I had to keep reminding them of the Strategic Coach lesson that targets are artificial constructs that we create in order to make sense of things (try swimming to the horizon).

There are undoubtedly natural rhythms to which we have become adapted over millions of years; night and day, seasons and lunar/menstrual cycles (until the agricultural revolution c.10,000 years ago, deity was female).

The industrial revolution brought its own new artificial constructs, largely to keep the machines running efficiently.

The 6-day working week (with one day set aside for the worship of the new male deity).

The 8-hour working day.

The summer holiday.

The career pathway.

The routine of growing up, getting married, raising a family, completing a career and retiring.

It seemed to come as a surprise to many in my Indian audience that the way I measure my own progress in a given year is disruptive:

  1. 162 Free Days

  2. 42 Bunker Days (working ON my business)

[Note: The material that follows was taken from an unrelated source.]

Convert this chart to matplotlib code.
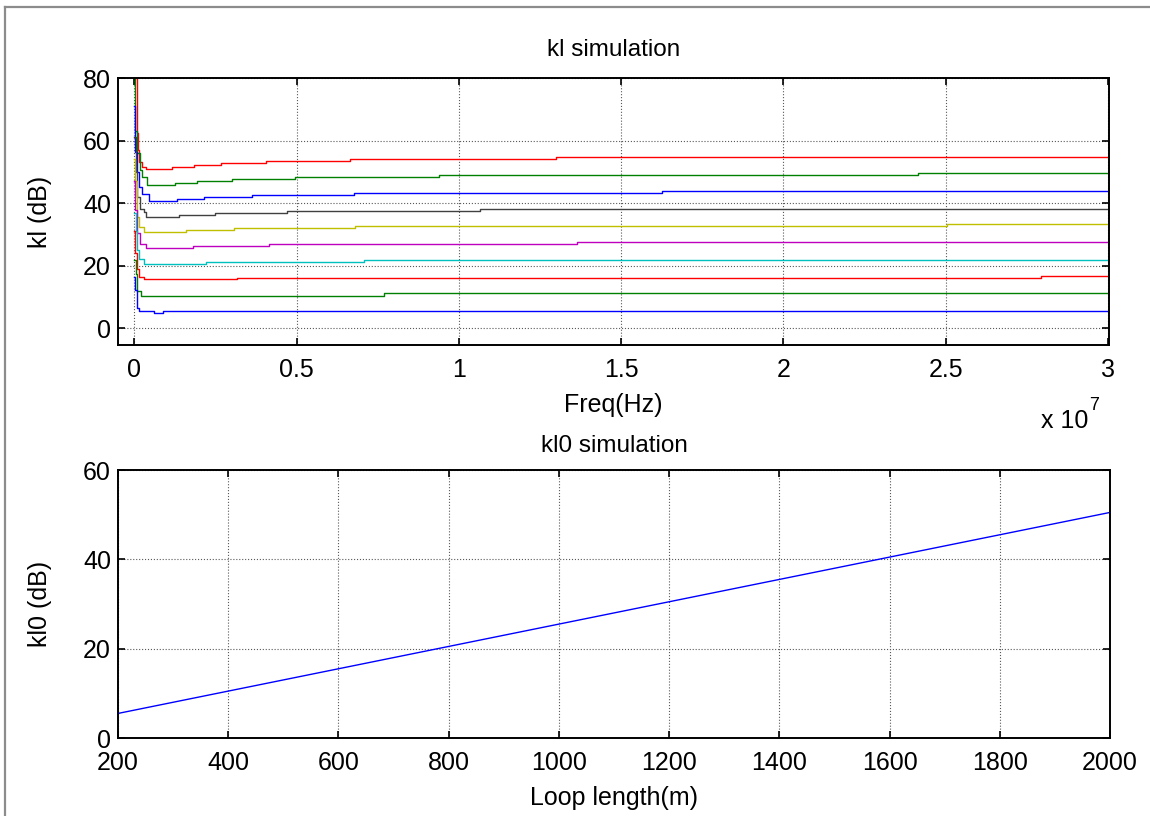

  3. 161 Focus Days (working IN my business)

  4. 12 marathons a year

  5. occasional expeditions off the grid (next one planned in 2019)

  6. 30 good books a year

  7. the relentless pursuit of my unique abilities 80% of the time

  8. effective leadership of my support team 20% of the time

  9. living within my means and eliminating debt

  10. making a positive difference to those with whom I connect

It’s all about happiness.

The answers to all of my delegates questions were “what would make you happy?”

Most of them didn’t seem to know and there, my friends, is the problem.

Too much time and money spent on things that we are told (by advertisers) will make us happy when, in fact, we haven’t invested the time in figuring out what actually does.

If I’ve achieved anything in the last 64 years, it has been to discover the answer to the question “what makes me happy?”

I suggest you take some time out (and get some help if necessary) in finding out your answer.

London seemed very quiet this morning. Its all relative.